Afirmou que os Estados Unidos não estão discutindo nenhuma proposta neste sentido, que não se coloca a questão da ratificação de Kyoto.
Sobre mitigação, a posição brasileira é de que os países necessitam de compromissos firmes, ambiciosos e compatíveis com o que nos diz o IPCC e a ciência. Neste sentido, defende corte entre 25 a 40% para os países em desenvolvimento (níveis de 1990) e para os países em desenvolvimento um desvio da curva de crescimento no cenário business as usual e que estes não tem números mais ambiciosos dos que já foram apresentados em Copenhague.
Fizeram uma pergunta sobre os rumores de estar acontecendo os chamados Wikileaks (forma de pressão e chantagem) por parte dos Estados Unidos em relação às economias menos desenvolvidas e mesmo sobre o Brasil (oferecendo apoio para o Brasil na reforma do Conselho de Segurança da ONU). Serra disse que não estava acompanhando isso e não saberia responder sobre os outros países, mas que o Brasil não foi procurado por ninguém da delegação americana para ser pressionado em troca de alguma coisa.

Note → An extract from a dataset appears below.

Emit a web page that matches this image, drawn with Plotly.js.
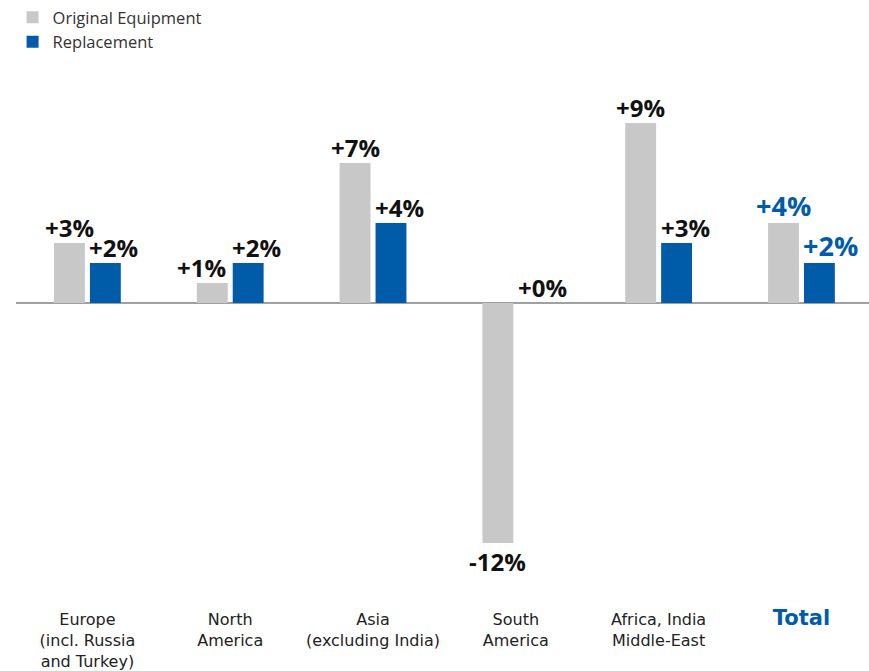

Após a Conferência de imprensa, conseguimos que o Embaixador Serra fizesse um rápido briefing conosco (Maureen Santos/FASE e REBRIP; Lucia Ortiz/Amigos da Terra Brasil; Letícia Tura/FASE; uma companheira do MAB e Luiz Zarref que chegou um pouco depois). Entre outras coisas, ele reafirmou que possivelmente só sairá de Cancun algo sobre financiamento de curto prazo (fast start), que não há nenhuma expectativa que os Estados Unidos se comprometam com algo, haja vista sua situação interna (mesmo para COP17 seria muito difícil, pela situação eleitoral) e que talvez a Rio +20 pode ser uma alavanca para se concluir este processo.
Hoje, terça feira, serão realizadas as mobilizações nas ruas de Cancun. A marcha do Fórum Internacional de Justiça Climática sairá pela manhã no dia de hoje até o marco zero de Cancun, para lembrar a morte do companheiro coreano campesino Kim Lee, que durante as negociações da OMC em Cancun, 2003, se imolou; a Via Campesina irá marchar rumo ao Moon Palace (onde ocorre a conferencia oficial) e realizará uma assembléia.